It is required that the lines from the top of the listing through the line with "ax = fig.add_axes([0.2134, 0.1367, 0.7215, 0.8337])" be reproduced exactly, excluding pictures.

==========

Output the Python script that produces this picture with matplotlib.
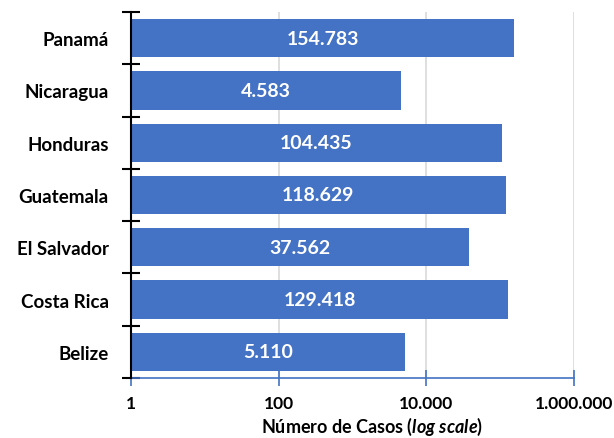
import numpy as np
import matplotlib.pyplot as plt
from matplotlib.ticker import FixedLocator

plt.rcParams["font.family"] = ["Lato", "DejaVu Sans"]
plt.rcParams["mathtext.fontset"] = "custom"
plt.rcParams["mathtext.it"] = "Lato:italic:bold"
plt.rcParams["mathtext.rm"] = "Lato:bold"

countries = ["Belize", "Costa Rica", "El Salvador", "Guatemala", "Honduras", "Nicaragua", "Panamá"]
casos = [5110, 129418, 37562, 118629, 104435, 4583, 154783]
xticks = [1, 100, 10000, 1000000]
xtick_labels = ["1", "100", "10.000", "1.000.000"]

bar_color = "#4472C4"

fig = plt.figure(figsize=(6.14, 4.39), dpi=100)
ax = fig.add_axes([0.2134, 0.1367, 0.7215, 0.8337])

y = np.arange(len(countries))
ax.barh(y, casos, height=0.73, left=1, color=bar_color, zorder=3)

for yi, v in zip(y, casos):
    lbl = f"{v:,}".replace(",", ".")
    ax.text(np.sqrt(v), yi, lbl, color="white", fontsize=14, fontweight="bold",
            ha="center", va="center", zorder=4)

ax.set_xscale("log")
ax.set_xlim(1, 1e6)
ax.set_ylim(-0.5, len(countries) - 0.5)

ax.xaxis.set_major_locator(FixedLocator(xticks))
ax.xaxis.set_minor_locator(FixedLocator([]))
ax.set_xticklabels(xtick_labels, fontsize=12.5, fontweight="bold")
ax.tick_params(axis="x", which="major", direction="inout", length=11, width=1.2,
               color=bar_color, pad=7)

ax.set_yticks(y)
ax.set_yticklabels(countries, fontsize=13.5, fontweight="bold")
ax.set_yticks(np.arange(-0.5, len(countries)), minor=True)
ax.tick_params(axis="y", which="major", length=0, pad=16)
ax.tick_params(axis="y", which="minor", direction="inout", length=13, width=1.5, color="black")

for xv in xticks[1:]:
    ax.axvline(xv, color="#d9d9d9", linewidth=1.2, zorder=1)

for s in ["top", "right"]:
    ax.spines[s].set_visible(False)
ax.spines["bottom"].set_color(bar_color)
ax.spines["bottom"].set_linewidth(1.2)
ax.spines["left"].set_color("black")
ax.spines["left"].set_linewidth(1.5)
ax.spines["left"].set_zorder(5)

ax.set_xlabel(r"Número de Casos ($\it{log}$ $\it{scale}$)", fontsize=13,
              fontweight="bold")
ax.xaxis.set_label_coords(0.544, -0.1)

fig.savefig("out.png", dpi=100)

==========

- Solution to this task -
Output the Python script that produces this picture with matplotlib.
import numpy as np
import matplotlib.pyplot as plt
from matplotlib.ticker import FixedLocator

plt.rcParams["font.family"] = ["Lato", "DejaVu Sans"]
plt.rcParams["mathtext.fontset"] = "custom"
plt.rcParams["mathtext.it"] = "Lato:italic:bold"
plt.rcParams["mathtext.rm"] = "Lato:bold"

countries = ["Belize", "Costa Rica", "El Salvador", "Guatemala", "Honduras", "Nicaragua", "Panamá"]
casos = [5110, 129418, 37562, 118629, 104435, 4583, 154783]
xticks = [1, 100, 10000, 1000000]
xtick_labels = ["1", "100", "10.000", "1.000.000"]

bar_color = "#4472C4"

fig = plt.figure(figsize=(6.14, 4.39), dpi=100)
ax = fig.add_axes([0.2134, 0.1367, 0.7215, 0.8337])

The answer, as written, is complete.